» **What to do**
Your task is to give the data again, exactly, with every line intact.

» **Data extract**
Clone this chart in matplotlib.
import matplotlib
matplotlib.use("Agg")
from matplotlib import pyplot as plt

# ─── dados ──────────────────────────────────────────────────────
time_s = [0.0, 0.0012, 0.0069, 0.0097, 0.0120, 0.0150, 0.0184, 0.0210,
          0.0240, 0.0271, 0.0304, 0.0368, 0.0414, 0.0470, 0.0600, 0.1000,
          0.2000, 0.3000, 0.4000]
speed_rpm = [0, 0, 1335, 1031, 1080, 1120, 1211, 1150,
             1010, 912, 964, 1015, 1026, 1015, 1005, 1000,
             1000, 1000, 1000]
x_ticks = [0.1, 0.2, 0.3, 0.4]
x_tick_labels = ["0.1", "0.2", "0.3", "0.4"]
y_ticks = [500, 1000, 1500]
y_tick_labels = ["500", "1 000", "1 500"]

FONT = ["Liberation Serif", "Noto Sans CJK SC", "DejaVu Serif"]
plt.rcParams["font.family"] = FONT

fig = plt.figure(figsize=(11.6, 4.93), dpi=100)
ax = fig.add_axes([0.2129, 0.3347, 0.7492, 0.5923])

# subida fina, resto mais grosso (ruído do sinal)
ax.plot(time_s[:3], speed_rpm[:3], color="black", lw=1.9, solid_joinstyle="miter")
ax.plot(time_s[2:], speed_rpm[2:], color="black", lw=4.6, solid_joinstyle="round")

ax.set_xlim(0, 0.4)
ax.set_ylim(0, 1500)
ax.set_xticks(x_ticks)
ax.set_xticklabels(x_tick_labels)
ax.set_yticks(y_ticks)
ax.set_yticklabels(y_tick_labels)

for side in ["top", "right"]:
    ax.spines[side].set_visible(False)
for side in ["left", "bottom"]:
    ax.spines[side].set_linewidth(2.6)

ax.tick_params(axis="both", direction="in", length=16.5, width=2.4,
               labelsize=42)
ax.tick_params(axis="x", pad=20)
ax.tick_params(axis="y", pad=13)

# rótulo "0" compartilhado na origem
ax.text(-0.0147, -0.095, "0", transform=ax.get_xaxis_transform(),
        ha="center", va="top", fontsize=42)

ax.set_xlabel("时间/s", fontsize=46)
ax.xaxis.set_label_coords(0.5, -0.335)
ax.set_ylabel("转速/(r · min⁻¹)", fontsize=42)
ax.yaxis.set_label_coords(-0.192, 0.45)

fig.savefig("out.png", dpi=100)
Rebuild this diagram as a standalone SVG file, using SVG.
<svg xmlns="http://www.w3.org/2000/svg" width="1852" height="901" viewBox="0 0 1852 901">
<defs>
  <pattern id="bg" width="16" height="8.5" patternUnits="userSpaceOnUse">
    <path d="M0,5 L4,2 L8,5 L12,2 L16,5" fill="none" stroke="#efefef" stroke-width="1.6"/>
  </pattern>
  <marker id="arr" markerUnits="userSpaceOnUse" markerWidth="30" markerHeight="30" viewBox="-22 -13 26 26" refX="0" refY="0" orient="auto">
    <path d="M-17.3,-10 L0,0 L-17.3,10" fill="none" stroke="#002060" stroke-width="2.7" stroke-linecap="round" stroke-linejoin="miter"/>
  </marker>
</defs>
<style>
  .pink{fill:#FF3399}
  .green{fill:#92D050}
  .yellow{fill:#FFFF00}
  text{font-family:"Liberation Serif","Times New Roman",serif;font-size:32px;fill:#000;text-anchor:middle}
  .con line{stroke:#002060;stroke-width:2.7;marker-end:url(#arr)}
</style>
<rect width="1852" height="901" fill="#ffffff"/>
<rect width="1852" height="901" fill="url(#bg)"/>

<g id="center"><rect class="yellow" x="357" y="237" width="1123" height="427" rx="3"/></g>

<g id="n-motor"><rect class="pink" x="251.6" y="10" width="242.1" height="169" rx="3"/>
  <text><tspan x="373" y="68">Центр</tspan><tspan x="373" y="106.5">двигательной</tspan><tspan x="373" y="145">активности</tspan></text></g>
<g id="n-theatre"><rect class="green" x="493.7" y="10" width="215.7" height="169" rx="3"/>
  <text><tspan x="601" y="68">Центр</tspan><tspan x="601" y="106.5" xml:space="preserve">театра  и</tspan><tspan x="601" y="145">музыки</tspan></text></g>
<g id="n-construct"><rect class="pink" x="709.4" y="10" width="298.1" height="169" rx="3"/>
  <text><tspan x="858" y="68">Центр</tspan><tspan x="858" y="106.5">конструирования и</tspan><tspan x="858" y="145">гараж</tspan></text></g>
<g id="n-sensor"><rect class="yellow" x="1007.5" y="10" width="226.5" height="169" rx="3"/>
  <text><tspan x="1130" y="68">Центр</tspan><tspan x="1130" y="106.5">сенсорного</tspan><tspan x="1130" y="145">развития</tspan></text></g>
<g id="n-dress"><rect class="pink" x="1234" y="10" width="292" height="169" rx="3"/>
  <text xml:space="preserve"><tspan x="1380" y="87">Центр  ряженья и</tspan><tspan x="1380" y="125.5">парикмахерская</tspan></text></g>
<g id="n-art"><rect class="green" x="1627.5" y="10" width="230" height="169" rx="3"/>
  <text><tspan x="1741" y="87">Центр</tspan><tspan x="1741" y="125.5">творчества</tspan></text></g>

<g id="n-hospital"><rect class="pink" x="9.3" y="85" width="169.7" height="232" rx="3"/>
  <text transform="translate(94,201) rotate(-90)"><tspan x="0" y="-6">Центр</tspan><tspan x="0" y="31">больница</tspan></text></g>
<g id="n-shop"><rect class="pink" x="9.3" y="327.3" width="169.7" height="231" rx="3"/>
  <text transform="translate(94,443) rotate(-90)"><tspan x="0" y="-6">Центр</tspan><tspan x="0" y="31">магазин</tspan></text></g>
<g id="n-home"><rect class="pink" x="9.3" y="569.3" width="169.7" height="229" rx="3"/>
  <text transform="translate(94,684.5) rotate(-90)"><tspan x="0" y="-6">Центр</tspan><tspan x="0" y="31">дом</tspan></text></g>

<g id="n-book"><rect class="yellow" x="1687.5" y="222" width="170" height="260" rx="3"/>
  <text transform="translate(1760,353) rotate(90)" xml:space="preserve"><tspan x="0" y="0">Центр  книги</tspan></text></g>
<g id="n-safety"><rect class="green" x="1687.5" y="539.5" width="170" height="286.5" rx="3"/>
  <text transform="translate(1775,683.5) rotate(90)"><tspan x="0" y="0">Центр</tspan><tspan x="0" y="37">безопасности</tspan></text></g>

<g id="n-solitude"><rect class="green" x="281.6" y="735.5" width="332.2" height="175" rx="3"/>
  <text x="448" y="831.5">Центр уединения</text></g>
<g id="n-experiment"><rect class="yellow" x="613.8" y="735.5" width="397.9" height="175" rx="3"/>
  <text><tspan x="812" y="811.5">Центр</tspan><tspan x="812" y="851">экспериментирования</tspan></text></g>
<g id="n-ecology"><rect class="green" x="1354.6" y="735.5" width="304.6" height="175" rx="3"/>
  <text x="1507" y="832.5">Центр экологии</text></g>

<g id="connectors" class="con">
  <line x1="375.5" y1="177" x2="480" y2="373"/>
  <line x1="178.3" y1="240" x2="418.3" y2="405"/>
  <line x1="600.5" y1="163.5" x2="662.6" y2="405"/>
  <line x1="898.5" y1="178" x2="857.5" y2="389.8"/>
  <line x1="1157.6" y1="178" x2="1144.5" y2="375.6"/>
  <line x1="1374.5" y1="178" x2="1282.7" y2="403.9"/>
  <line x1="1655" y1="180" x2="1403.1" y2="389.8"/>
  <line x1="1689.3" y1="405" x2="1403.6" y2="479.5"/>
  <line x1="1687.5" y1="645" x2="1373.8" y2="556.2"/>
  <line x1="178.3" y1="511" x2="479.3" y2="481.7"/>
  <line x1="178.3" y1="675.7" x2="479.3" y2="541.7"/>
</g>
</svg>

» **Written response**
Clone this chart in matplotlib.
import matplotlib
matplotlib.use("Agg")
from matplotlib import pyplot as plt

# ─── dados ──────────────────────────────────────────────────────
time_s = [0.0, 0.0012, 0.0069, 0.0097, 0.0120, 0.0150, 0.0184, 0.0210,
          0.0240, 0.0271, 0.0304, 0.0368, 0.0414, 0.0470, 0.0600, 0.1000,
          0.2000, 0.3000, 0.4000]
speed_rpm = [0, 0, 1335, 1031, 1080, 1120, 1211, 1150,
             1010, 912, 964, 1015, 1026, 1015, 1005, 1000,
             1000, 1000, 1000]
x_ticks = [0.1, 0.2, 0.3, 0.4]
x_tick_labels = ["0.1", "0.2", "0.3", "0.4"]
y_ticks = [500, 1000, 1500]
y_tick_labels = ["500", "1 000", "1 500"]

FONT = ["Liberation Serif", "Noto Sans CJK SC", "DejaVu Serif"]
plt.rcParams["font.family"] = FONT

fig = plt.figure(figsize=(11.6, 4.93), dpi=100)
ax = fig.add_axes([0.2129, 0.3347, 0.7492, 0.5923])

# subida fina, resto mais grosso (ruído do sinal)
ax.plot(time_s[:3], speed_rpm[:3], color="black", lw=1.9, solid_joinstyle="miter")
ax.plot(time_s[2:], speed_rpm[2:], color="black", lw=4.6, solid_joinstyle="round")

ax.set_xlim(0, 0.4)
ax.set_ylim(0, 1500)
ax.set_xticks(x_ticks)
ax.set_xticklabels(x_tick_labels)
ax.set_yticks(y_ticks)
ax.set_yticklabels(y_tick_labels)

for side in ["top", "right"]:
    ax.spines[side].set_visible(False)
for side in ["left", "bottom"]:
    ax.spines[side].set_linewidth(2.6)

ax.tick_params(axis="both", direction="in", length=16.5, width=2.4,
               labelsize=42)
ax.tick_params(axis="x", pad=20)
ax.tick_params(axis="y", pad=13)

# rótulo "0" compartilhado na origem
ax.text(-0.0147, -0.095, "0", transform=ax.get_xaxis_transform(),
        ha="center", va="top", fontsize=42)

ax.set_xlabel("时间/s", fontsize=46)
ax.xaxis.set_label_coords(0.5, -0.335)
ax.set_ylabel("转速/(r · min⁻¹)", fontsize=42)
ax.yaxis.set_label_coords(-0.192, 0.45)

fig.savefig("out.png", dpi=100)
Rebuild this diagram as a standalone SVG file, using SVG.
<svg xmlns="http://www.w3.org/2000/svg" width="1852" height="901" viewBox="0 0 1852 901">
<defs>
  <pattern id="bg" width="16" height="8.5" patternUnits="userSpaceOnUse">
    <path d="M0,5 L4,2 L8,5 L12,2 L16,5" fill="none" stroke="#efefef" stroke-width="1.6"/>
  </pattern>
  <marker id="arr" markerUnits="userSpaceOnUse" markerWidth="30" markerHeight="30" viewBox="-22 -13 26 26" refX="0" refY="0" orient="auto">
    <path d="M-17.3,-10 L0,0 L-17.3,10" fill="none" stroke="#002060" stroke-width="2.7" stroke-linecap="round" stroke-linejoin="miter"/>
  </marker>
</defs>
<style>
  .pink{fill:#FF3399}
  .green{fill:#92D050}
  .yellow{fill:#FFFF00}
  text{font-family:"Liberation Serif","Times New Roman",serif;font-size:32px;fill:#000;text-anchor:middle}
  .con line{stroke:#002060;stroke-width:2.7;marker-end:url(#arr)}
</style>
<rect width="1852" height="901" fill="#ffffff"/>
<rect width="1852" height="901" fill="url(#bg)"/>

<g id="center"><rect class="yellow" x="357" y="237" width="1123" height="427" rx="3"/></g>

<g id="n-motor"><rect class="pink" x="251.6" y="10" width="242.1" height="169" rx="3"/>
  <text><tspan x="373" y="68">Центр</tspan><tspan x="373" y="106.5">двигательной</tspan><tspan x="373" y="145">активности</tspan></text></g>
<g id="n-theatre"><rect class="green" x="493.7" y="10" width="215.7" height="169" rx="3"/>
  <text><tspan x="601" y="68">Центр</tspan><tspan x="601" y="106.5" xml:space="preserve">театра  и</tspan><tspan x="601" y="145">музыки</tspan></text></g>
<g id="n-construct"><rect class="pink" x="709.4" y="10" width="298.1" height="169" rx="3"/>
  <text><tspan x="858" y="68">Центр</tspan><tspan x="858" y="106.5">конструирования и</tspan><tspan x="858" y="145">гараж</tspan></text></g>
<g id="n-sensor"><rect class="yellow" x="1007.5" y="10" width="226.5" height="169" rx="3"/>
  <text><tspan x="1130" y="68">Центр</tspan><tspan x="1130" y="106.5">сенсорного</tspan><tspan x="1130" y="145">развития</tspan></text></g>
<g id="n-dress"><rect class="pink" x="1234" y="10" width="292" height="169" rx="3"/>
  <text xml:space="preserve"><tspan x="1380" y="87">Центр  ряженья и</tspan><tspan x="1380" y="125.5">парикмахерская</tspan></text></g>
<g id="n-art"><rect class="green" x="1627.5" y="10" width="230" height="169" rx="3"/>
  <text><tspan x="1741" y="87">Центр</tspan><tspan x="1741" y="125.5">творчества</tspan></text></g>

<g id="n-hospital"><rect class="pink" x="9.3" y="85" width="169.7" height="232" rx="3"/>
  <text transform="translate(94,201) rotate(-90)"><tspan x="0" y="-6">Центр</tspan><tspan x="0" y="31">больница</tspan></text></g>
<g id="n-shop"><rect class="pink" x="9.3" y="327.3" width="169.7" height="231" rx="3"/>
  <text transform="translate(94,443) rotate(-90)"><tspan x="0" y="-6">Центр</tspan><tspan x="0" y="31">магазин</tspan></text></g>
<g id="n-home"><rect class="pink" x="9.3" y="569.3" width="169.7" height="229" rx="3"/>
  <text transform="translate(94,684.5) rotate(-90)"><tspan x="0" y="-6">Центр</tspan><tspan x="0" y="31">дом</tspan></text></g>

<g id="n-book"><rect class="yellow" x="1687.5" y="222" width="170" height="260" rx="3"/>
  <text transform="translate(1760,353) rotate(90)" xml:space="preserve"><tspan x="0" y="0">Центр  книги</tspan></text></g>
<g id="n-safety"><rect class="green" x="1687.5" y="539.5" width="170" height="286.5" rx="3"/>
  <text transform="translate(1775,683.5) rotate(90)"><tspan x="0" y="0">Центр</tspan><tspan x="0" y="37">безопасности</tspan></text></g>

<g id="n-solitude"><rect class="green" x="281.6" y="735.5" width="332.2" height="175" rx="3"/>
  <text x="448" y="831.5">Центр уединения</text></g>
<g id="n-experiment"><rect class="yellow" x="613.8" y="735.5" width="397.9" height="175" rx="3"/>
  <text><tspan x="812" y="811.5">Центр</tspan><tspan x="812" y="851">экспериментирования</tspan></text></g>
<g id="n-ecology"><rect class="green" x="1354.6" y="735.5" width="304.6" height="175" rx="3"/>
  <text x="1507" y="832.5">Центр экологии</text></g>

<g id="connectors" class="con">
  <line x1="375.5" y1="177" x2="480" y2="373"/>
  <line x1="178.3" y1="240" x2="418.3" y2="405"/>
  <line x1="600.5" y1="163.5" x2="662.6" y2="405"/>
  <line x1="898.5" y1="178" x2="857.5" y2="389.8"/>
  <line x1="1157.6" y1="178" x2="1144.5" y2="375.6"/>
  <line x1="1374.5" y1="178" x2="1282.7" y2="403.9"/>
  <line x1="1655" y1="180" x2="1403.1" y2="389.8"/>
  <line x1="1689.3" y1="405" x2="1403.6" y2="479.5"/>
  <line x1="1687.5" y1="645" x2="1373.8" y2="556.2"/>
  <line x1="178.3" y1="511" x2="479.3" y2="481.7"/>
  <line x1="178.3" y1="675.7" x2="479.3" y2="541.7"/>
</g>
</svg>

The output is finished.